Write out, word for word, every line from the first one through the line that holds "90.6, 89.5, 87.7];", and nothing else; skip the pictures.

═════ DATA

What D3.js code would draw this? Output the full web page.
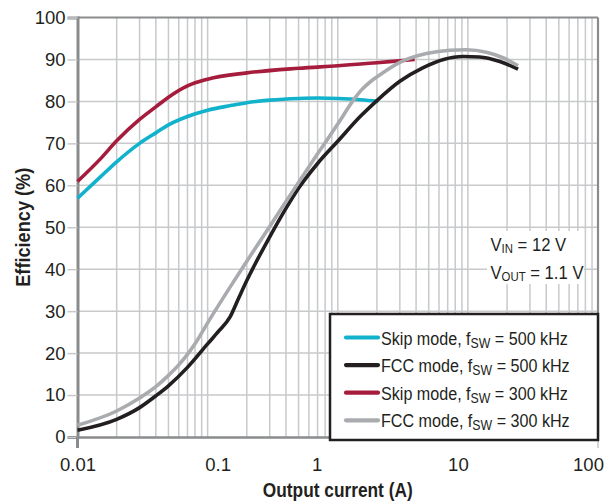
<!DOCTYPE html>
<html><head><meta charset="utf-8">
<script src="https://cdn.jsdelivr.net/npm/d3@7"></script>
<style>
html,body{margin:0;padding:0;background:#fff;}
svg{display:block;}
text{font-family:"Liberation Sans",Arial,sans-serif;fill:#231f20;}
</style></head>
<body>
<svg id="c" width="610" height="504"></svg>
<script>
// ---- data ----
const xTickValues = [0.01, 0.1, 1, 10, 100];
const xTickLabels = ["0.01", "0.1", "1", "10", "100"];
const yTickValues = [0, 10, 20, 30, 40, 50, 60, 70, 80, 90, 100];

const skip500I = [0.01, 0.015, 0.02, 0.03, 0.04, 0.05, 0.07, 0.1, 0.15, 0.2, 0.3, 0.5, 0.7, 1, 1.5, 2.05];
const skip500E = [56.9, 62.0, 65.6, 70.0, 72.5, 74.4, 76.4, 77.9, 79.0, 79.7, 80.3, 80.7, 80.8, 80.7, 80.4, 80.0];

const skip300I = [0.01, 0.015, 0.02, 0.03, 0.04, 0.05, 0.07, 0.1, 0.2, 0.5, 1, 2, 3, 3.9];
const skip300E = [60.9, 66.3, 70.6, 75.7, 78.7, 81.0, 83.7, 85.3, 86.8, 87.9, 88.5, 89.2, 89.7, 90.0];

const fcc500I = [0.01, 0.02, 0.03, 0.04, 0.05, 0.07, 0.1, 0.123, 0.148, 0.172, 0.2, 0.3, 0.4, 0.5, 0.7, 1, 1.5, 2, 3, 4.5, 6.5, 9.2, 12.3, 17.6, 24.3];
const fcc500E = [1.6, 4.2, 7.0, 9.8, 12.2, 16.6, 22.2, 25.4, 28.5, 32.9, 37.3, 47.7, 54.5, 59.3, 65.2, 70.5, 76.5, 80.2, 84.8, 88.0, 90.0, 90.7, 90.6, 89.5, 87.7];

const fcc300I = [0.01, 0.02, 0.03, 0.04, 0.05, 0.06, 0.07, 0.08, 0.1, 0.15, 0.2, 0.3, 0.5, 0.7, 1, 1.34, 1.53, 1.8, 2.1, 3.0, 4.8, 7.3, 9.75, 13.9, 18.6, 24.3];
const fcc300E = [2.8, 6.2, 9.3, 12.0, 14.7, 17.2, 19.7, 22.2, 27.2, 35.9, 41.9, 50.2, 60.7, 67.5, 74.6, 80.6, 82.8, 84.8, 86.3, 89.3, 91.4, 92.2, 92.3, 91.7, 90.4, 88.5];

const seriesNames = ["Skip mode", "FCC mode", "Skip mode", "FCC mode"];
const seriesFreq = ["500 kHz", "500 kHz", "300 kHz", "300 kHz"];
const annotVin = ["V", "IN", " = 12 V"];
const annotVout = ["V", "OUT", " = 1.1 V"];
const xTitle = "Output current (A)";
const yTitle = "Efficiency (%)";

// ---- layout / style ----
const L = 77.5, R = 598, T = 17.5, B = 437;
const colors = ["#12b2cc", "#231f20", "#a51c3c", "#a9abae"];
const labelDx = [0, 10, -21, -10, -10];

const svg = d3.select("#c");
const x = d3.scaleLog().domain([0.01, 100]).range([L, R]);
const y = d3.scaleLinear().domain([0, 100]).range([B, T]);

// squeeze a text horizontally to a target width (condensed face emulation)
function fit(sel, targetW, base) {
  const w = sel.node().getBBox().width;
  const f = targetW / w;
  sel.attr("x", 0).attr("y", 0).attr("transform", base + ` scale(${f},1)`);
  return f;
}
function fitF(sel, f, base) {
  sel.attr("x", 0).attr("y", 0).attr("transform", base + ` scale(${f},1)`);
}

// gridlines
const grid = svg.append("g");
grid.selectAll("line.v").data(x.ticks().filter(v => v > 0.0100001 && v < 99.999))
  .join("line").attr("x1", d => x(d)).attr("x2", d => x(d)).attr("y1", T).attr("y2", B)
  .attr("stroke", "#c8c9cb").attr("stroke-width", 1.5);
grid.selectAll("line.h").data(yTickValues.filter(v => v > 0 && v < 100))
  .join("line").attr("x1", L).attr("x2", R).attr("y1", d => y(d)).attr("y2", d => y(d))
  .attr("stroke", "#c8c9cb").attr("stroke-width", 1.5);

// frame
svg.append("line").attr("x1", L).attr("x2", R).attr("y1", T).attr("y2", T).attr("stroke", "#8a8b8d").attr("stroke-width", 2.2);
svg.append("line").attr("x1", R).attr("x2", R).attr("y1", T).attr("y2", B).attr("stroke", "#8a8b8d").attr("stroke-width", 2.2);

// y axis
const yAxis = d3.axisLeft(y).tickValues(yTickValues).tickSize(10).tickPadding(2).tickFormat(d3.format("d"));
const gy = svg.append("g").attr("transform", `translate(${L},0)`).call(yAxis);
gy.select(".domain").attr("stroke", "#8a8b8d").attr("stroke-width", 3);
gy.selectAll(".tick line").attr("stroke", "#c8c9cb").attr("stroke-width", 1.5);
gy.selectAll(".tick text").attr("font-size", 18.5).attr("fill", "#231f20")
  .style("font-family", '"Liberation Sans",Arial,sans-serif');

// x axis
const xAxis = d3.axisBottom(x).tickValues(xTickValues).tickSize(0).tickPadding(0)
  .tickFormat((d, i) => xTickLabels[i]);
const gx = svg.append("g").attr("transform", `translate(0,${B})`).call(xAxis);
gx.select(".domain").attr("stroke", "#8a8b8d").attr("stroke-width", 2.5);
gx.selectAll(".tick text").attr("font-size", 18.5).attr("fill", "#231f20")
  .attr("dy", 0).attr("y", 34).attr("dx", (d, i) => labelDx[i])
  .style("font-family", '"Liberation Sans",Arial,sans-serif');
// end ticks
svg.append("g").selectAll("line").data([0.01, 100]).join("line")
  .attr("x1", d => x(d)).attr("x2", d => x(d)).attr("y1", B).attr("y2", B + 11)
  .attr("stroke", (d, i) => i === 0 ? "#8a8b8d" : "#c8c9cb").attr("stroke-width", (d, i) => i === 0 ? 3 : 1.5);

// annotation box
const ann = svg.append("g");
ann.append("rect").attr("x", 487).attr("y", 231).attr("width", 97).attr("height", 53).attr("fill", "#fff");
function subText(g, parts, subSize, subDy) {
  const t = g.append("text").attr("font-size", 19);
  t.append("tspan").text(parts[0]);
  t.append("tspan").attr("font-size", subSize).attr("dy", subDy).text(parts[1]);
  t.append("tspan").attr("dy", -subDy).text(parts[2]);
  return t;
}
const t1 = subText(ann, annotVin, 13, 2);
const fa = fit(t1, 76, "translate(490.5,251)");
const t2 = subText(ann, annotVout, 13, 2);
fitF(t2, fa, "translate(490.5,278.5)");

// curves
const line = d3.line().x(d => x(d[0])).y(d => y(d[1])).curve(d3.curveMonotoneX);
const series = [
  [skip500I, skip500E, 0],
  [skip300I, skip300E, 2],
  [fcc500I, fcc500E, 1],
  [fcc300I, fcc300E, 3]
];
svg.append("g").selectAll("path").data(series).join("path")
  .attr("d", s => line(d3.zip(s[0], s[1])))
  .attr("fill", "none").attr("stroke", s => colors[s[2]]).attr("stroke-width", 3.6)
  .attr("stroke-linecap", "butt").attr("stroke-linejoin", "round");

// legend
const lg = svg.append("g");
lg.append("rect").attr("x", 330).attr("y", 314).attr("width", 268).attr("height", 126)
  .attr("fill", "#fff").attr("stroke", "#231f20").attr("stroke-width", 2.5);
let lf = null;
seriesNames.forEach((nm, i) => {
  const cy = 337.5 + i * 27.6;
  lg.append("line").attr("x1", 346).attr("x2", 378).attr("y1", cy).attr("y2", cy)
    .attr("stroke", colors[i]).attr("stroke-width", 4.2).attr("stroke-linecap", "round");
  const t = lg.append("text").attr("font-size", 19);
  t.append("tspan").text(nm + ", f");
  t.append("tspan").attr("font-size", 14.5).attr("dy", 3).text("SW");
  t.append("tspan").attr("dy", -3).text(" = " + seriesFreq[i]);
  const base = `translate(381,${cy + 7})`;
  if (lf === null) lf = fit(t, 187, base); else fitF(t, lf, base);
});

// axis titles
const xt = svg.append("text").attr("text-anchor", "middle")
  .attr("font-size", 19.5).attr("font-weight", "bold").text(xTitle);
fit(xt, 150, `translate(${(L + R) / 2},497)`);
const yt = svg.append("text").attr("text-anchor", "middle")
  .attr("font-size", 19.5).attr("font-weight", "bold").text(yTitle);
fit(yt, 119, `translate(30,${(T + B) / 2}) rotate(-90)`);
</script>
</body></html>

══════════

PROBLEM SOLUTION:
What D3.js code would draw this? Output the full web page.
<!DOCTYPE html>
<html><head><meta charset="utf-8">
<script src="https://cdn.jsdelivr.net/npm/d3@7"></script>
<style>
html,body{margin:0;padding:0;background:#fff;}
svg{display:block;}
text{font-family:"Liberation Sans",Arial,sans-serif;fill:#231f20;}
</style></head>
<body>
<svg id="c" width="610" height="504"></svg>
<script>
// ---- data ----
const xTickValues = [0.01, 0.1, 1, 10, 100];
const xTickLabels = ["0.01", "0.1", "1", "10", "100"];
const yTickValues = [0, 10, 20, 30, 40, 50, 60, 70, 80, 90, 100];

const skip500I = [0.01, 0.015, 0.02, 0.03, 0.04, 0.05, 0.07, 0.1, 0.15, 0.2, 0.3, 0.5, 0.7, 1, 1.5, 2.05];
const skip500E = [56.9, 62.0, 65.6, 70.0, 72.5, 74.4, 76.4, 77.9, 79.0, 79.7, 80.3, 80.7, 80.8, 80.7, 80.4, 80.0];

const skip300I = [0.01, 0.015, 0.02, 0.03, 0.04, 0.05, 0.07, 0.1, 0.2, 0.5, 1, 2, 3, 3.9];
const skip300E = [60.9, 66.3, 70.6, 75.7, 78.7, 81.0, 83.7, 85.3, 86.8, 87.9, 88.5, 89.2, 89.7, 90.0];

const fcc500I = [0.01, 0.02, 0.03, 0.04, 0.05, 0.07, 0.1, 0.123, 0.148, 0.172, 0.2, 0.3, 0.4, 0.5, 0.7, 1, 1.5, 2, 3, 4.5, 6.5, 9.2, 12.3, 17.6, 24.3];
const fcc500E = [1.6, 4.2, 7.0, 9.8, 12.2, 16.6, 22.2, 25.4, 28.5, 32.9, 37.3, 47.7, 54.5, 59.3, 65.2, 70.5, 76.5, 80.2, 84.8, 88.0, 90.0, 90.7, 90.6, 89.5, 87.7];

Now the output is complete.